For the entries below, copy exactly the line that contains "Write a component" through the line that contains "width).attr('height', height).style('background', '#fff');", both ends included, and exclude all pictures.

Data records
+ + +

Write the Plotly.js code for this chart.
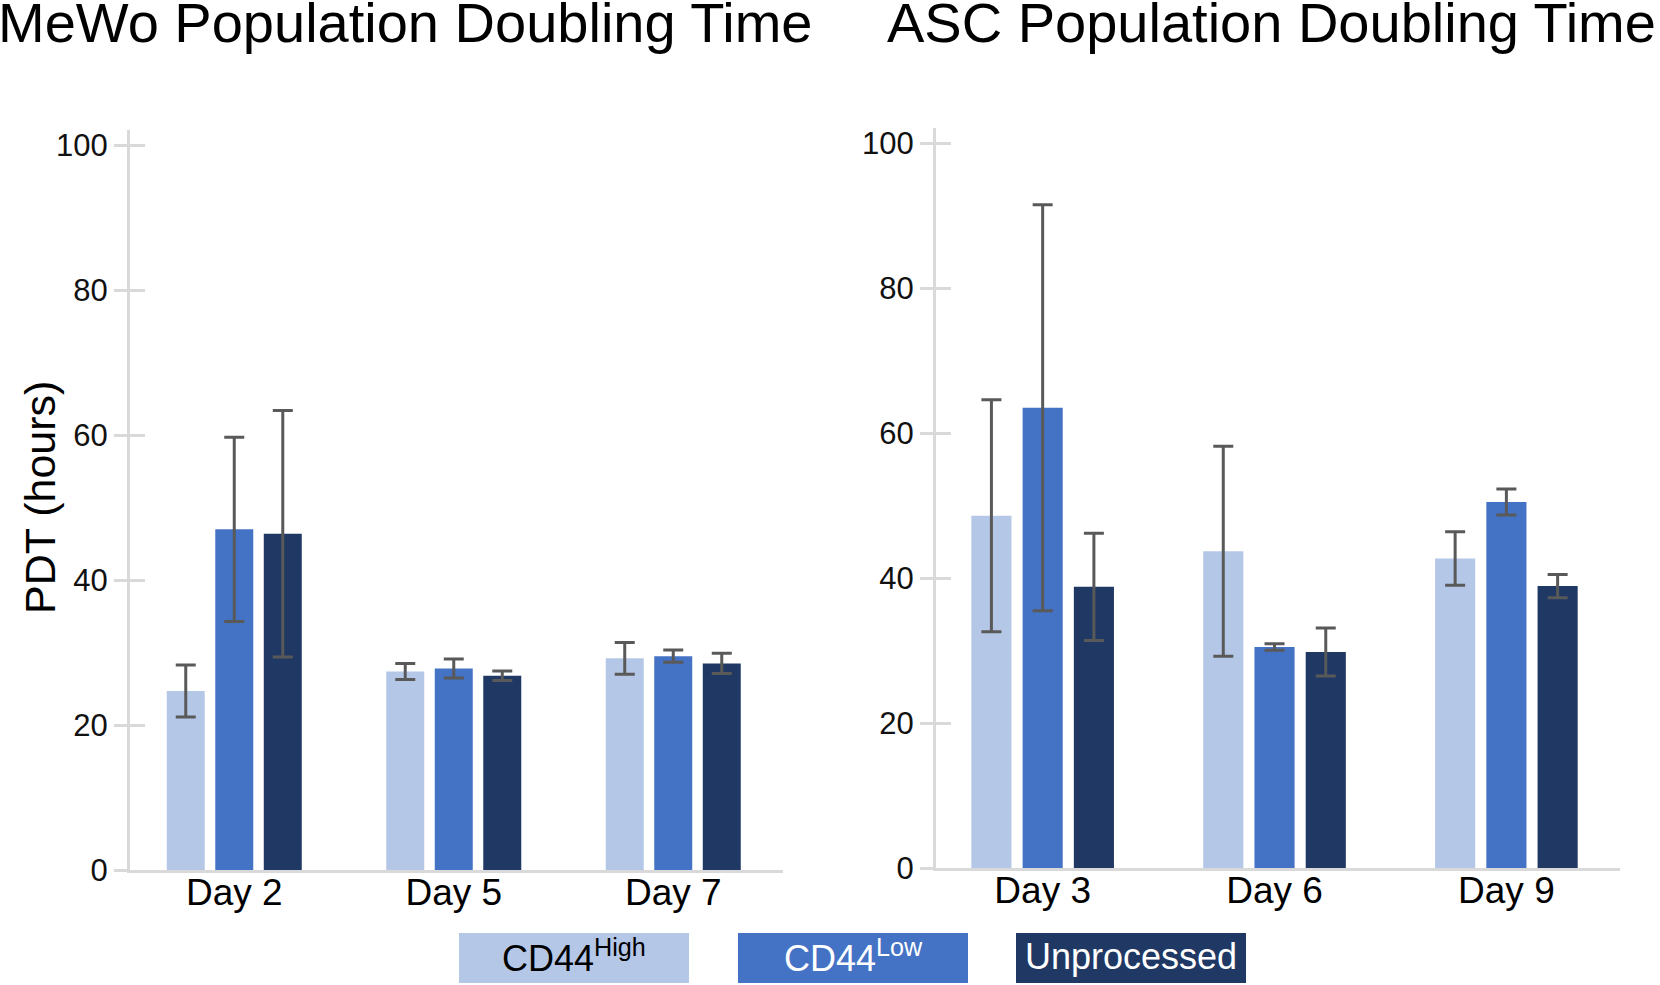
<!DOCTYPE html>
<html>
<head>
<meta charset="utf-8">
<script src="https://cdn.plot.ly/plotly-3.0.1.min.js"></script>
<style>
html,body{margin:0;padding:0;background:#fff;}
#chart{width:1660px;height:985px;}
</style>
</head>
<body>
<div id="chart"></div>
<script>
// ---- data ----
const seriesNames = ['CD44<sup>High</sup>', 'CD44<sup>Low</sup>', 'Unprocessed'];
const seriesColors = ['#b4c7e7', '#4472c4', '#1f3864'];
const legendTextColors = ['#000000', '#ffffff', '#ffffff'];

const mewoDays = ['Day 2', 'Day 5', 'Day 7'];
const mewoHigh = [24.7, 27.4, 29.2];
const mewoHighErr = [3.6, 1.1, 2.2];
const mewoLow = [47.0, 27.8, 29.5];
const mewoLowErr = [12.7, 1.3, 0.85];
const mewoUnp = [46.4, 26.8, 28.5];
const mewoUnpErr = [17.0, 0.65, 1.4];

const ascDays = ['Day 3', 'Day 6', 'Day 9'];
const ascHigh = [48.6, 43.7, 42.7];
const ascHighErr = [16.0, 14.5, 3.7];
const ascLow = [63.5, 30.5, 50.5];
const ascLowErr = [28.0, 0.45, 1.8];
const ascUnp = [38.8, 29.8, 38.9];
const ascUnpErr = [7.4, 3.3, 1.6];

const yTickVals = [0, 20, 40, 60, 80, 100];
const panelTitles = ['MeWo Population Doubling Time', 'ASC Population Doubling Time'];
const yTitle = 'PDT (hours)';

// ---- build ----
const W = 1660, H = 985;
const px = v => v / W;
const py = v => 1 - v / H;
const FONT = 'Liberation Sans, Arial, sans-serif';
const GRID = '#d9d9d9';
const ERR = '#595959';

function barTrace(x, y, err, i, xa, ya) {
  return {
    type: 'bar', x: x, y: y, name: seriesNames[i], xaxis: xa, yaxis: ya,
    marker: {color: seriesColors[i], line: {width: 0}},
    error_y: {type: 'data', array: err, visible: true, color: ERR, thickness: 3, width: 10},
    showlegend: false, hoverinfo: 'x+y'
  };
}

const traces = [
  barTrace(mewoDays, mewoHigh, mewoHighErr, 0, 'x', 'y'),
  barTrace(mewoDays, mewoLow, mewoLowErr, 1, 'x', 'y'),
  barTrace(mewoDays, mewoUnp, mewoUnpErr, 2, 'x', 'y'),
  barTrace(ascDays, ascHigh, ascHighErr, 0, 'x2', 'y2'),
  barTrace(ascDays, ascLow, ascLowErr, 1, 'x2', 'y2'),
  barTrace(ascDays, ascUnp, ascUnpErr, 2, 'x2', 'y2'),
  {type: 'scatter', x: [], y: [], xaxis: 'x', yaxis: 'y3', showlegend: false, hoverinfo: 'skip'},
  {type: 'scatter', x: [], y: [], xaxis: 'x2', yaxis: 'y4', showlegend: false, hoverinfo: 'skip'}
];

const yRangeL = [0, 102.1];
const yRangeR = [0, 102.1];
const yDomL = [py(870), py(130)];
const yDomR = [py(868), py(128)];

function yAxis(dom, rng, anchor) {
  return {
    domain: dom, range: rng, anchor: anchor, showgrid: false, zeroline: false,
    showline: true, linecolor: GRID, linewidth: 3,
    ticks: 'outside', ticklen: 13, tickwidth: 3, tickcolor: GRID,
    tickvals: yTickVals, ticktext: yTickVals.map(String),
    tickfont: {family: FONT, size: 31, color: '#111'}, fixedrange: true
  };
}
function yInner(dom, rng, anchor, over) {
  return {
    domain: dom, range: rng, anchor: anchor, overlaying: over, showgrid: false, zeroline: false,
    showline: false, ticks: 'inside', ticklen: 15, tickwidth: 3, tickcolor: GRID,
    tickvals: yTickVals, showticklabels: false, fixedrange: true
  };
}
function xAxis(dom, rng, anchor) {
  return {
    domain: dom, range: rng, anchor: anchor, type: 'category', showgrid: false, zeroline: false,
    showline: true, linecolor: GRID, linewidth: 3, ticks: '', ticklabelstandoff: -12,
    tickfont: {family: FONT, size: 37, color: '#000'}, fixedrange: true
  };
}

const annotations = [
  {text: panelTitles[0], xref: 'paper', yref: 'paper', x: px(405), y: 1, xanchor: 'center', yanchor: 'top',
   yshift: 10, borderpad: 0, showarrow: false, font: {family: FONT, size: 56, color: '#000'}},
  {text: panelTitles[1], xref: 'paper', yref: 'paper', x: px(1271), y: 1, xanchor: 'center', yanchor: 'top',
   yshift: 10, borderpad: 0, showarrow: false, font: {family: FONT, size: 56, color: '#000'}},
  {text: yTitle, xref: 'paper', yref: 'paper', x: px(40), y: py(498), xanchor: 'center', yanchor: 'middle',
   textangle: -90, showarrow: false, font: {family: FONT, size: 43, color: '#000'}}
];

const boxX = [[459, 689], [738, 968], [1016, 1246]];
const shapes = [];
seriesNames.forEach((n, i) => {
  shapes.push({type: 'rect', xref: 'paper', yref: 'paper', x0: px(boxX[i][0]), x1: px(boxX[i][1]),
    y0: py(983), y1: py(933), fillcolor: seriesColors[i], line: {width: 0}, layer: 'above'});
  annotations.push({text: n, xref: 'paper', yref: 'paper', x: px((boxX[i][0] + boxX[i][1]) / 2), y: py(956),
    xanchor: 'center', yanchor: 'middle', showarrow: false,
    font: {family: FONT, size: 36, color: legendTextColors[i]}});
});

const layout = {
  width: W, height: H, margin: {l: 0, r: 0, t: 0, b: 0},
  paper_bgcolor: '#fff', plot_bgcolor: 'rgba(0,0,0,0)',
  barmode: 'group', bargap: 0.337, bargroupgap: 0.217,
  showlegend: false,
  xaxis: xAxis([px(130), px(783)], [-0.475, 2.5], 'y'),
  yaxis: yAxis(yDomL, yRangeL, 'x'),
  xaxis2: xAxis([px(936), px(1620)], [-0.46, 2.49], 'y2'),
  yaxis2: yAxis(yDomR, yRangeR, 'x2'),
  yaxis3: yInner(yDomL, yRangeL, 'x', 'y'),
  yaxis4: yInner(yDomR, yRangeR, 'x2', 'y2'),
  annotations: annotations, shapes: shapes
};

Plotly.newPlot('chart', traces, layout, {displayModeBar: false, staticPlot: true});
</script>
</body>
</html>
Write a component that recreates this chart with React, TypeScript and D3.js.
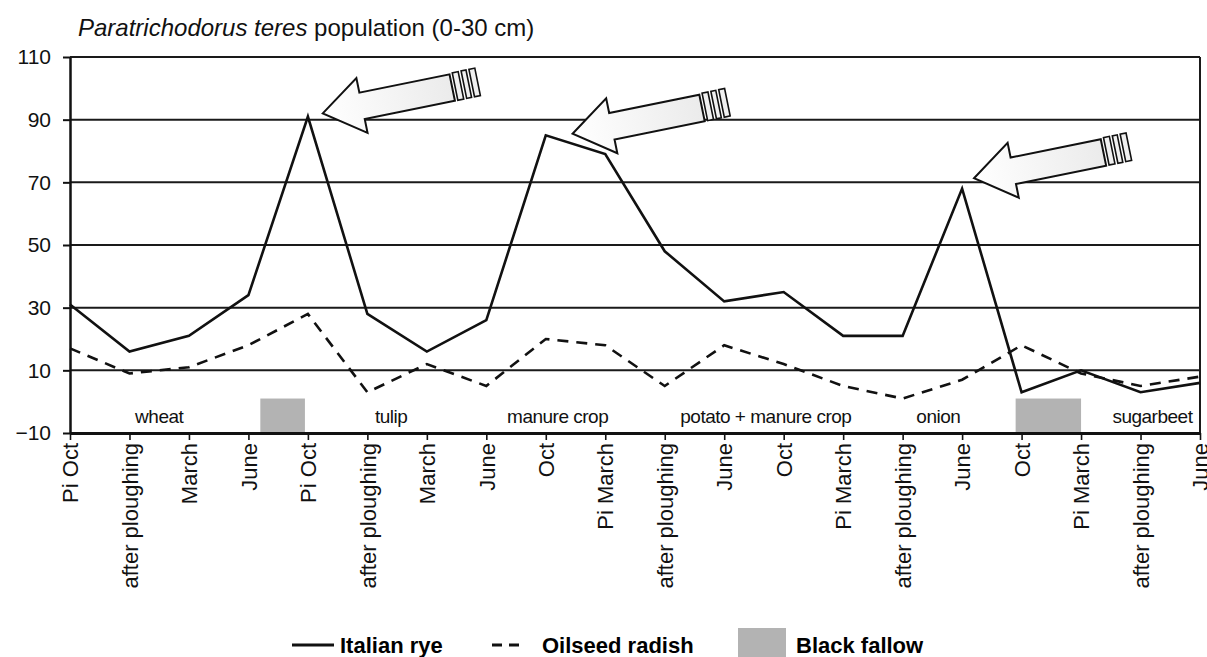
import React, { useEffect, useRef } from 'react';
import * as d3 from 'd3';

// sampling moments along the rotation (x axis)
const timeLabels = [
  'Pi Oct', 'after ploughing', 'March', 'June', 'Pi Oct', 'after ploughing', 'March', 'June',
  'Oct', 'Pi March', 'after ploughing', 'June', 'Oct', 'Pi March', 'after ploughing', 'June',
  'Oct', 'Pi March', 'after ploughing', 'June',
];
const italianRye = [31, 16, 21, 34, 91, 28, 16, 26, 85, 79, 48, 32, 35, 21, 21, 68, 3, 10, 3, 6];
const oilseedRadish = [17, 9, 11, 18, 28, 3, 12, 5, 20, 18, 5, 18, 12, 5, 1, 7, 18, 9, 5, 8];
const yTicks = [-10, 10, 30, 50, 70, 90, 110];

// crop names written under the lines (position in sampling-index units)
const crops = ['wheat', 'tulip', 'manure crop', 'potato + manure crop', 'onion', 'sugarbeet'];
const cropPos = [1.5, 5.4, 8.2, 11.7, 14.6, 18.2];

// black fallow periods
const fallowStart = [3.2, 15.9];
const fallowEnd = [3.95, 17.0];
const fallowTop = 1;

// arrows pointing at the peaks
const arrowTipX = [4.25, 8.45, 15.2];
const arrowTipY = [92, 85.5, 71.3];

const FONT = '"Liberation Sans", Arial, sans-serif';

const App = () => {
  const svgRef = useRef<SVGSVGElement>(null);

  useEffect(() => {
    document.body.style.margin = '0';
    const svg = d3.select(svgRef.current);
    svg.selectAll('*').remove();

    const width = 1207;
    const height = 657;
    const margin = { top: 57, left: 70, right: 7, bottom: 224 };

    svg.attr('width', width).attr('height', height).style('background', '#fff');

    const x = d3.scaleLinear().domain([0, timeLabels.length - 1]).range([margin.left, width - margin.right]);
    const y = d3.scaleLinear().domain([-10, 110]).range([height - margin.bottom, margin.top]);

    const defs = svg.append('defs');
    const grad = defs.append('linearGradient').attr('id', 'arrowFill').attr('x1', '0').attr('x2', '1').attr('y1', '0').attr('y2', '0');
    grad.append('stop').attr('offset', '0').attr('stop-color', '#ffffff');
    grad.append('stop').attr('offset', '1').attr('stop-color', '#ebebeb');

    // title
    const title = svg.append('text')
      .attr('x', 78).attr('y', 36)
      .style('font-family', FONT).style('font-size', '24px').style('fill', '#111');
    title.append('tspan').style('font-style', 'italic').text('Paratrichodorus teres');
    title.append('tspan').text(' population (0-30 cm)');

    // fallow blocks
    svg.selectAll('.fallow')
      .data(fallowStart)
      .enter()
      .append('rect')
      .attr('x', (d) => x(d))
      .attr('width', (d, i) => x(fallowEnd[i]) - x(d))
      .attr('y', y(fallowTop))
      .attr('height', y(-10) - y(fallowTop))
      .style('fill', '#b3b3b3');

    // gridlines
    svg.selectAll('.grid')
      .data(yTicks.filter((t) => t > -10))
      .enter()
      .append('line')
      .attr('x1', x(0)).attr('x2', x(timeLabels.length - 1))
      .attr('y1', (d) => y(d)).attr('y2', (d) => y(d))
      .style('stroke', '#1a1a1a').style('stroke-width', 2);

    // right border
    svg.append('line')
      .attr('x1', x(timeLabels.length - 1)).attr('x2', x(timeLabels.length - 1))
      .attr('y1', y(110)).attr('y2', y(-10))
      .style('stroke', '#1a1a1a').style('stroke-width', 2);

    // crop labels
    svg.selectAll('.crop')
      .data(crops)
      .enter()
      .append('text')
      .attr('x', (d, i) => x(cropPos[i]))
      .attr('y', y(-10) - 10)
      .attr('text-anchor', 'middle')
      .style('font-family', FONT).style('font-size', '19px').style('fill', '#111')
      .style('letter-spacing', '-0.5px')
      .text((d) => d);

    // series
    const line = d3.line<number>().x((d, i) => x(i)).y((d) => y(d));
    svg.append('path').datum(oilseedRadish).attr('d', line)
      .style('fill', 'none').style('stroke', '#111').style('stroke-width', 2.6)
      .style('stroke-dasharray', '11,8');
    svg.append('path').datum(italianRye).attr('d', line)
      .style('fill', 'none').style('stroke', '#111').style('stroke-width', 2.6)
      .style('stroke-linejoin', 'miter');

    // arrows
    const arrowShape = 'M0,0 L40,-28 L40,-13 L132,-13 L132,14 L40,14 L40,28 Z';
    arrowTipX.forEach((tx, i) => {
      const g = svg.append('g')
        .attr('transform', `translate(${x(tx)},${y(arrowTipY[i])}) rotate(-11.5)`);
      g.append('path').attr('d', arrowShape)
        .style('fill', 'url(#arrowFill)').style('stroke', '#111').style('stroke-width', 2);
      [[135, 141], [144, 149], [152, 158]].forEach(([a, b]) => {
        g.append('rect').attr('x', a).attr('y', -14).attr('width', b - a).attr('height', 28)
          .style('fill', '#f0f0f0').style('stroke', '#111').style('stroke-width', 1.6);
      });
    });

    // y axis
    const yAxis = svg.append('g')
      .attr('transform', `translate(${x(0)},0)`)
      .call(d3.axisLeft(y).tickValues(yTicks).tickSize(7).tickSizeOuter(0).tickPadding(12));
    yAxis.select('.domain').style('stroke', '#111').style('stroke-width', 2.5);
    yAxis.selectAll('.tick line').style('stroke', '#111').style('stroke-width', 2);
    yAxis.selectAll('text')
      .style('font-family', FONT).style('font-size', '21px').style('fill', '#111');

    // x axis
    const xAxis = svg.append('g')
      .attr('transform', `translate(0,${y(-10)})`)
      .call(d3.axisBottom(x)
        .tickValues(d3.range(timeLabels.length))
        .tickFormat((d) => timeLabels[d as number])
        .tickSize(7).tickSizeOuter(0));
    xAxis.select('.domain').style('stroke', '#111').style('stroke-width', 3);
    xAxis.selectAll('.tick line').style('stroke', '#111').style('stroke-width', 1.6);
    xAxis.selectAll('text')
      .attr('transform', 'rotate(-90)')
      .attr('text-anchor', 'end')
      .attr('x', -10).attr('y', 0).attr('dy', '0.35em')
      .style('font-family', FONT).style('font-size', '22px').style('fill', '#111');

    // legend
    const legendY = 645;
    const legend = svg.append('g').style('font-family', FONT).style('font-size', '22px').style('font-weight', 'bold');
    legend.append('line').attr('x1', 292).attr('x2', 334).attr('y1', legendY).attr('y2', legendY)
      .style('stroke', '#111').style('stroke-width', 3);
    legend.append('text').attr('x', 340).attr('y', legendY + 8).text('Italian rye');
    legend.append('line').attr('x1', 492).attr('x2', 520).attr('y1', legendY).attr('y2', legendY)
      .style('stroke', '#111').style('stroke-width', 3).style('stroke-dasharray', '10,7');
    legend.append('text').attr('x', 542).attr('y', legendY + 8).text('Oilseed radish');
    legend.append('rect').attr('x', 738).attr('y', legendY - 17).attr('width', 48).attr('height', 29)
      .style('fill', '#b3b3b3');
    legend.append('text').attr('x', 796).attr('y', legendY + 8).text('Black fallow');
  }, []);

  return <svg ref={svgRef} style={{ display: 'block' }}></svg>;
};

export default App;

+ + +

• Output for this task
Write a component that recreates this chart with React, TypeScript and D3.js.
import React, { useEffect, useRef } from 'react';
import * as d3 from 'd3';

// sampling moments along the rotation (x axis)
const timeLabels = [
  'Pi Oct', 'after ploughing', 'March', 'June', 'Pi Oct', 'after ploughing', 'March', 'June',
  'Oct', 'Pi March', 'after ploughing', 'June', 'Oct', 'Pi March', 'after ploughing', 'June',
  'Oct', 'Pi March', 'after ploughing', 'June',
];
const italianRye = [31, 16, 21, 34, 91, 28, 16, 26, 85, 79, 48, 32, 35, 21, 21, 68, 3, 10, 3, 6];
const oilseedRadish = [17, 9, 11, 18, 28, 3, 12, 5, 20, 18, 5, 18, 12, 5, 1, 7, 18, 9, 5, 8];
const yTicks = [-10, 10, 30, 50, 70, 90, 110];

// crop names written under the lines (position in sampling-index units)
const crops = ['wheat', 'tulip', 'manure crop', 'potato + manure crop', 'onion', 'sugarbeet'];
const cropPos = [1.5, 5.4, 8.2, 11.7, 14.6, 18.2];

// black fallow periods
const fallowStart = [3.2, 15.9];
const fallowEnd = [3.95, 17.0];
const fallowTop = 1;

// arrows pointing at the peaks
const arrowTipX = [4.25, 8.45, 15.2];
const arrowTipY = [92, 85.5, 71.3];

const FONT = '"Liberation Sans", Arial, sans-serif';

const App = () => {
  const svgRef = useRef<SVGSVGElement>(null);

  useEffect(() => {
    document.body.style.margin = '0';
    const svg = d3.select(svgRef.current);
    svg.selectAll('*').remove();

    const width = 1207;
    const height = 657;
    const margin = { top: 57, left: 70, right: 7, bottom: 224 };

    svg.attr('width', width).attr('height', height).style('background', '#fff');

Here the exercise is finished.